Even as a member of law enforcement entrusted with catching the rapist, Roy is constantly made to feel her prowess as a policewoman has further angered and provoked Sunny; Roy is ultimately blamed — both by Sunny and her colleagues — when he continues to rape more women, because of the sheer vice of her competence. Roy, however, remains undeterred — her faith in her own abilities no match for the misogynistic skeptics around her.

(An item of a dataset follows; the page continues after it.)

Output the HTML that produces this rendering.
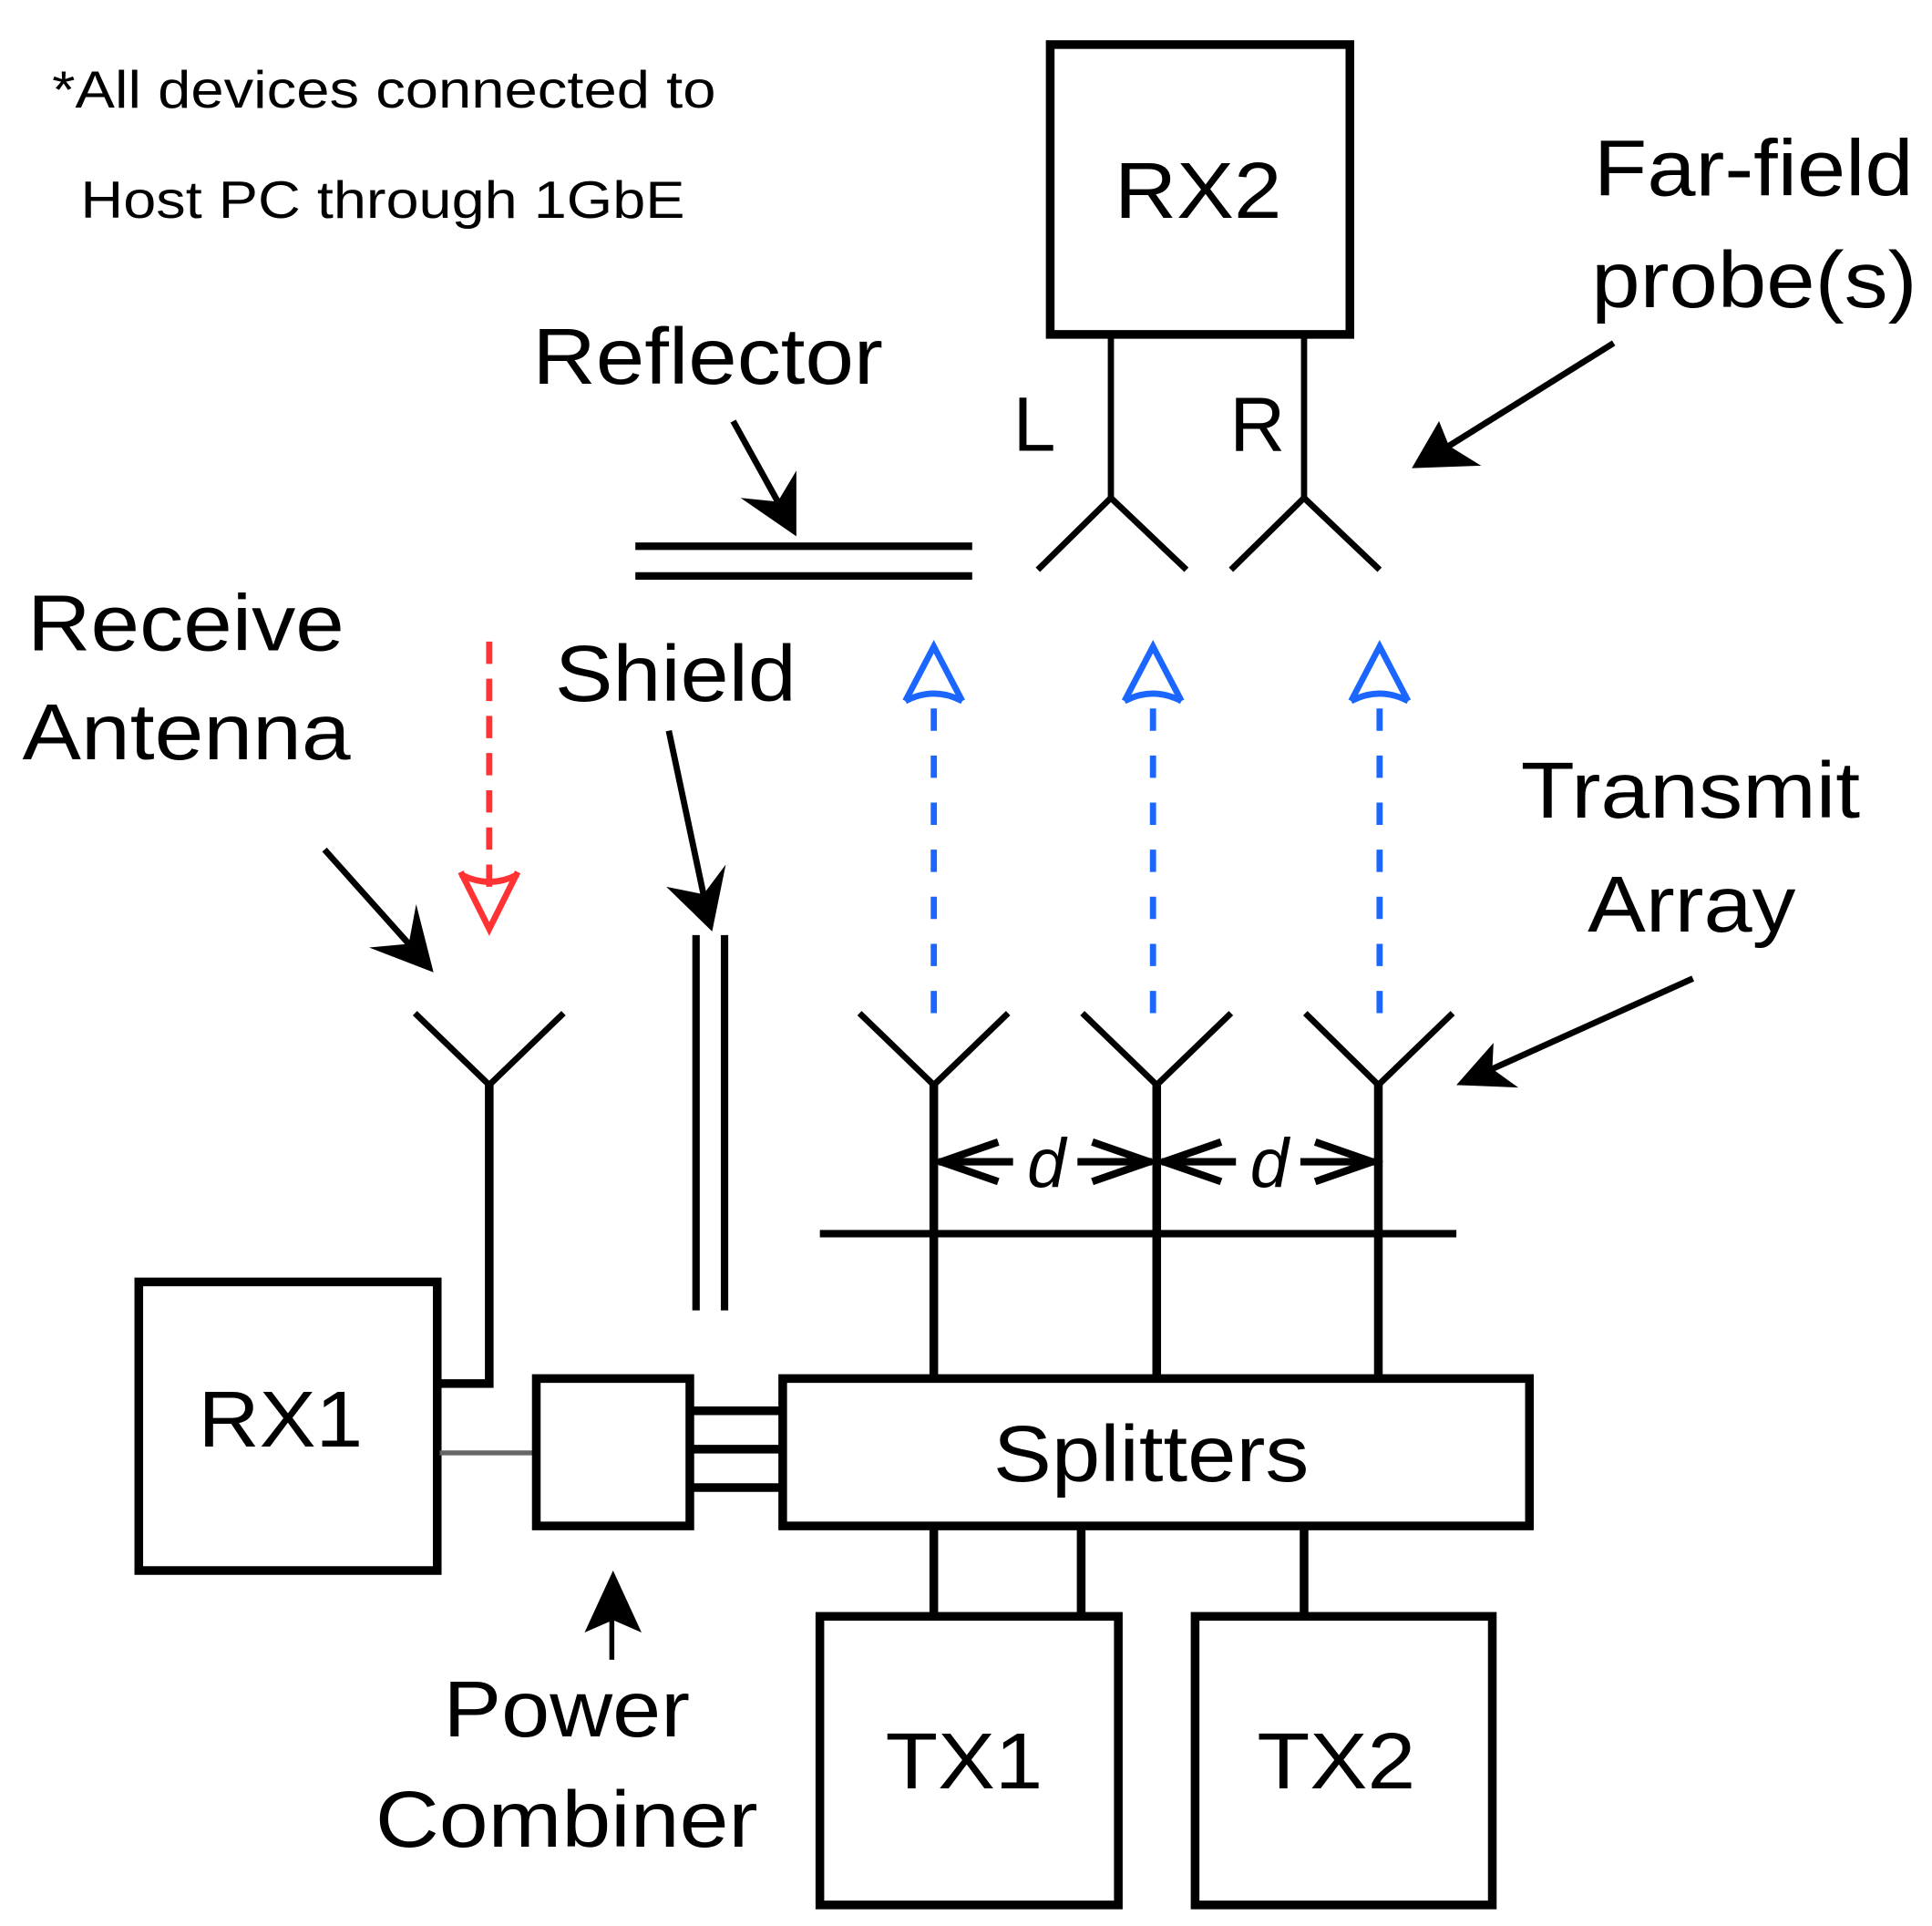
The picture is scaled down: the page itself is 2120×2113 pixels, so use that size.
<!DOCTYPE html>
<html><head><meta charset="utf-8"><style>
html,body{margin:0;padding:0;background:#fff;}
svg{display:block;}
text{font-family:"Liberation Sans",Arial,sans-serif;fill:#000;}
</style></head><body>
<svg width="2120" height="2113" viewBox="0 0 1560 1555" xmlns="http://www.w3.org/2000/svg">
<rect width="1560" height="1555" fill="#fff"/>
<!-- note -->
<text x="42" y="87" font-size="42" fill="#222" textLength="536" lengthAdjust="spacingAndGlyphs">*All devices connected to</text>
<text x="65" y="176" font-size="42" fill="#222" textLength="488" lengthAdjust="spacingAndGlyphs">Host PC through 1GbE</text>

<!-- RX2 -->
<rect x="848" y="36" width="242" height="234" fill="none" stroke="#000" stroke-width="7"/>
<text x="900" y="176" font-size="64" textLength="135" lengthAdjust="spacingAndGlyphs">RX2</text>
<line x1="897" y1="270" x2="897" y2="402" stroke="#000" stroke-width="5"/>
<line x1="1053" y1="270" x2="1053" y2="402" stroke="#000" stroke-width="5"/>
<polyline points="838,460 897,402 958,460" fill="none" stroke="#000" stroke-width="5"/>
<polyline points="994,460 1053,402 1114,460" fill="none" stroke="#000" stroke-width="5"/>
<text x="818" y="364" font-size="62">L</text>
<text x="993" y="364" font-size="62">R</text>

<text x="1287" y="158" font-size="64" textLength="258" lengthAdjust="spacingAndGlyphs">Far-field</text>
<text x="1285" y="248" font-size="64" textLength="263" lengthAdjust="spacingAndGlyphs">probe(s)</text>
<line x1="1303" y1="277" x2="1170" y2="360" stroke="#000" stroke-width="5"/>
<polygon points="1140,378 1162,340 1170,360 1196,376" fill="#000"/>

<!-- Reflector -->
<text x="430" y="310" font-size="64" textLength="283" lengthAdjust="spacingAndGlyphs">Reflector</text>
<line x1="592" y1="340" x2="628" y2="405" stroke="#000" stroke-width="5"/>
<polygon points="643,433 598,402 628,405 643,380" fill="#000"/>
<line x1="513" y1="441" x2="785" y2="441" stroke="#000" stroke-width="6"/>
<line x1="513" y1="465" x2="785" y2="465" stroke="#000" stroke-width="6"/>

<!-- Receive antenna -->
<text x="22" y="525" font-size="64" textLength="256" lengthAdjust="spacingAndGlyphs">Receive</text>
<text x="18" y="613" font-size="64" textLength="265" lengthAdjust="spacingAndGlyphs">Antenna</text>
<line x1="262" y1="686" x2="330" y2="762" stroke="#000" stroke-width="5"/>
<polygon points="350,785 298,765 330,762 336,730" fill="#000"/>
<line x1="395" y1="518" x2="395" y2="728" stroke="#f33" stroke-width="5" stroke-dasharray="18,12"/>
<polyline points="372,704 395,750 418,704" fill="none" stroke="#f33" stroke-width="5"/>
<path d="M372,706 Q395,718 418,706" fill="none" stroke="#f33" stroke-width="5"/>

<!-- Shield -->
<text x="448" y="566" font-size="64" textLength="195" lengthAdjust="spacingAndGlyphs">Shield</text>
<line x1="540" y1="590" x2="568" y2="722" stroke="#000" stroke-width="5"/>
<polygon points="575,752 538,716 568,722 586,698" fill="#000"/>
<line x1="562" y1="755" x2="562" y2="1058" stroke="#000" stroke-width="6"/>
<line x1="585" y1="755" x2="585" y2="1058" stroke="#000" stroke-width="6"/>

<!-- blue arrows -->
<g stroke="#1a66ff" stroke-width="5" fill="none">
<line x1="754" y1="818" x2="754" y2="560" stroke-dasharray="18,20"/>
<line x1="931" y1="818" x2="931" y2="560" stroke-dasharray="18,20"/>
<line x1="1114" y1="818" x2="1114" y2="560" stroke-dasharray="18,20"/>
<polyline points="731,566 754,522 777,566"/><path d="M731,566 Q754,554 777,566"/>
<polyline points="908,566 931,522 954,566"/><path d="M908,566 Q931,554 954,566"/>
<polyline points="1091,566 1114,522 1137,566"/><path d="M1091,566 Q1114,554 1137,566"/>
</g>

<text x="1228" y="660" font-size="64" textLength="274" lengthAdjust="spacingAndGlyphs">Transmit</text>
<text x="1282" y="752" font-size="64" textLength="168" lengthAdjust="spacingAndGlyphs">Array</text>
<line x1="1367" y1="790" x2="1205" y2="863" stroke="#000" stroke-width="5"/>
<polygon points="1176,876 1206,842 1205,863 1226,878" fill="#000"/>

<!-- antennas -->
<g fill="none" stroke="#000" stroke-width="5">
<polyline points="335,818 395,876 455,818"/>
<polyline points="694,818 754,876 814,818"/>
<polyline points="874,818 934,876 994,818"/>
<polyline points="1054,818 1113,876 1173,818"/>
</g>
<g stroke="#000" stroke-width="7" fill="none">
<line x1="754" y1="874" x2="754" y2="1115"/>
<line x1="934" y1="874" x2="934" y2="1115"/>
<line x1="1113" y1="874" x2="1113" y2="1115"/>
<polyline points="395,874 395,1117 355,1117"/>
</g>
<line x1="662" y1="996" x2="1176" y2="996" stroke="#000" stroke-width="6"/>

<!-- d arrows -->
<g stroke="#000" stroke-width="6" fill="none">
<line x1="758" y1="938" x2="818" y2="938"/>
<line x1="870" y1="938" x2="930" y2="938"/>
<line x1="938" y1="938" x2="998" y2="938"/>
<line x1="1050" y1="938" x2="1110" y2="938"/>
<polyline points="806,922 760,938 806,954"/>
<polyline points="882,922 928,938 882,954"/>
<polyline points="986,922 940,938 986,954"/>
<polyline points="1062,922 1108,938 1062,954"/>
</g>
<text x="845" y="958" font-size="56" font-style="italic" text-anchor="middle">d</text>
<text x="1025" y="958" font-size="56" font-style="italic" text-anchor="middle">d</text>

<!-- RX1 -->
<rect x="112" y="1035" width="241" height="233" fill="none" stroke="#000" stroke-width="7"/>
<text x="160" y="1168" font-size="64" textLength="133" lengthAdjust="spacingAndGlyphs">RX1</text>
<line x1="355" y1="1173" x2="433" y2="1173" stroke="#666" stroke-width="4"/>

<!-- combiner -->
<rect x="433" y="1113" width="124" height="119" fill="none" stroke="#000" stroke-width="7"/>
<g stroke="#000" stroke-width="7">
<line x1="557" y1="1139" x2="632" y2="1139"/>
<line x1="557" y1="1170" x2="632" y2="1170"/>
<line x1="557" y1="1201" x2="632" y2="1201"/>
</g>
<!-- splitters -->
<rect x="632" y="1113" width="603" height="119" fill="none" stroke="#000" stroke-width="7"/>
<text x="802" y="1196" font-size="64" textLength="255" lengthAdjust="spacingAndGlyphs">Splitters</text>
<g stroke="#000" stroke-width="7">
<line x1="754" y1="1232" x2="754" y2="1305"/>
<line x1="873" y1="1232" x2="873" y2="1305"/>
<line x1="1053" y1="1232" x2="1053" y2="1305"/>
</g>
<!-- power combiner label -->
<line x1="494" y1="1340" x2="494" y2="1300" stroke="#000" stroke-width="4"/>
<polygon points="495,1268 472,1318 495,1308 518,1318" fill="#000"/>
<text x="358" y="1402" font-size="64" textLength="199" lengthAdjust="spacingAndGlyphs">Power</text>
<text x="303" y="1491" font-size="64" textLength="309" lengthAdjust="spacingAndGlyphs">Combiner</text>

<!-- TX -->
<rect x="662" y="1305" width="241" height="233" fill="none" stroke="#000" stroke-width="7"/>
<rect x="965" y="1305" width="240" height="233" fill="none" stroke="#000" stroke-width="7"/>
<text x="715" y="1444" font-size="64" textLength="127" lengthAdjust="spacingAndGlyphs">TX1</text>
<text x="1015" y="1444" font-size="64" textLength="128" lengthAdjust="spacingAndGlyphs">TX2</text>
</svg>
</body></html>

Mardaani 2 shows a movie about rape cannot just be about rape but should be willing to examine the culture of oppression against women that seeks to maintain a vicious cycle of weakness. This is apparent in Roy slapping and booking three men who catcall a woman on the street; it’s highlighted in the childish one-upmanship Roy’s male peers engage in to bring her down; it’s shown when Sunny goes after women who are outspoken, or studying, or in powerful positions in politics, using assault to render them powerless. Director and writer Gopi Puthran, in setting rape amid rape culture, shows any conversation about rape cannot occur successfully without critically examining the society that turns a blind eye to minor abuses every day.
The film is not without its flaws. The same vigilante-justice warrior in Roy, from the first Mardaani, comes to life in the sequel. She’s intent on bringing the “monster” to justice, regardless of due process. Puthran also fails to translate the insight we gain into Sunny into the actual plot — it the end, understanding Sunny is a product of the patriarchy doesn’t influence Roy’s understanding of him; she still views him as a monster deserving of the most dehumanizing punishments she can dole out. In light of the recent Hyderabad encounter killings following the horrific rape and murder there, the image of a righteous police officer taking the law into her own hands is perhaps not the best portrayal of justice, especially to an already bloodthirsty audience.
Still, Mardaani 2 exemplifies how we should be thinking about portrayals of rape. In pop culture and in real life, society and the justice system become overly concerned with the potential of the abuser and how it will be hampered by putting him away. If the survivor or victim does get justice, it’s at the hands of a male policeman with a savior complex. Mardaani 2 not only highlights the collective strength of every individual woman, it also puts women’s loss of potential as the foremost consequence of sexual assault — and rightfully paints it as one of the deeper motivations for men to enact the violation. Mardaani 2 understands painting women as objects of lust only devalues them; portraying them as powerful, growing women capable of effecting change makes them a threat, and there’s no place for victim-shaming in this narrative.